Should I update apps or iOS first to stop the crashing?
Update the app first. Open the App Store, tap your profile photo, and look for a pending update for the crashing app. If no app update is available, then update iOS, since Apple advises updating your device software when an app update isn’t offered.
How do I force-close an app on iOS 27?
Swipe up from the bottom of the screen and pause in the middle to open the App Switcher. Find the crashing app, then swipe up on its preview to close it. Reopen it from the Home Screen, and if it still quits, restart the iPhone.
Why does only one app keep crashing after the update?
That points to the app, not your phone. A single app crashing usually means it needs an iOS 27 compatibility update or its cached data is corrupted. Update it, then offload and reinstall. If every app crashes instead, the problem is more likely low storage or a system glitch a restart can fix.

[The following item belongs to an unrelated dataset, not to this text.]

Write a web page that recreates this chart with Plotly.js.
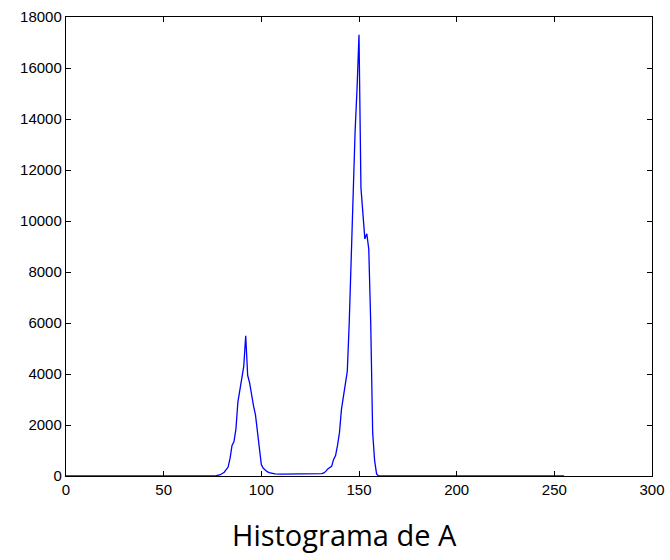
<!DOCTYPE html>
<html>
<head>
<meta charset="utf-8">
<script src="https://cdn.plot.ly/plotly-3.0.1.min.js"></script>
<style>
  html, body { margin: 0; padding: 0; background: #ffffff; }
  #chart { width: 670px; height: 560px; }
</style>
</head>
<body>
<div id="chart"></div>
<script>
// Intensity levels (histogram bins) and their counts
const intensity = [0, 76, 77, 78, 79, 80, 81, 82, 83, 84, 85, 86, 87, 88, 89, 90, 91, 92, 93, 94, 95, 96, 97, 98, 99, 100,
  101, 102, 103, 104, 105, 106, 107, 110, 115, 120, 125, 130, 131, 132, 133, 134, 135, 136, 137, 138, 139, 140,
  141, 142, 143, 144, 145, 146, 147, 148, 149, 150, 151, 152, 153, 154, 155, 156, 157, 158, 159, 160, 255];
const counts = [0, 0, 10, 30, 50, 100, 150, 250, 350, 700, 1200, 1350, 1850, 2900, 3400, 3950, 4300, 5500, 3950, 3650, 3100, 2750, 2400, 1750, 950, 450,
  300, 220, 170, 130, 110, 90, 80, 70, 70, 70, 70, 80, 90, 120, 180, 280, 320, 380, 650, 800, 1200, 1700,
  2600, 3100, 3500, 4100, 6000, 8400, 11500, 13500, 15200, 17300, 11300, 10200, 9300, 9500, 8900, 6000, 1700, 600, 80, 0, 0];

const xTicks = [0, 50, 100, 150, 200, 250, 300];
const yTicks = [0, 2000, 4000, 6000, 8000, 10000, 12000, 14000, 16000, 18000];
const chartTitle = 'Histograma de A';

const trace = {
  x: intensity,
  y: counts,
  type: 'scatter',
  mode: 'lines',
  line: { color: '#0000ff', width: 1.3 },
  hoverinfo: 'x+y'
};

const axisCommon = {
  showgrid: false,
  zeroline: false,
  showline: true,
  linecolor: '#000000',
  linewidth: 1.2,
  mirror: 'ticks',
  ticks: 'inside',
  ticklen: 5,
  tickwidth: 1,
  tickcolor: '#000000',
  tickfont: { family: 'Liberation Sans, Arial, sans-serif', size: 15, color: '#000000' }
};

const layout = {
  width: 670,
  height: 560,
  margin: { l: 66, r: 18, t: 17, b: 84 },
  paper_bgcolor: '#ffffff',
  plot_bgcolor: '#ffffff',
  showlegend: false,
  xaxis: Object.assign({}, axisCommon, {
    range: [0, 300],
    tickmode: 'array',
    tickvals: xTicks,
    ticktext: xTicks.map(String)
  }),
  yaxis: Object.assign({}, axisCommon, {
    range: [0, 18000],
    tickmode: 'array',
    tickvals: yTicks,
    ticktext: yTicks.map(String)
  }),
  annotations: [{
    text: chartTitle,
    xref: 'paper', yref: 'paper',
    x: 0.476, y: -0.1285,
    xanchor: 'center', yanchor: 'middle',
    showarrow: false,
    font: { family: 'Open Sans, Lato, sans-serif', size: 29, color: '#000000' }
  }]
};

Plotly.newPlot('chart', [trace], layout, { displayModeBar: false, staticPlot: true });
</script>
</body>
</html>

What if there’s no update available for the crashing app?
Then the developer hasn’t shipped an iOS 27 fix yet, and on-device steps may not help. Try a full delete and reinstall once, and if it still crashes, the bug is the developer’s. Check the App Store every few days for their update, or contact the developer through the app’s listing.
Can low storage cause apps to crash after an update?
Yes. iOS needs free space to manage app memory, and a nearly full iPhone makes apps quit on launch far more often. Clear a few gigabytes in Settings > General > iPhone Storage, then relaunch the app. This also makes the offload-and-reinstall step work more reliably.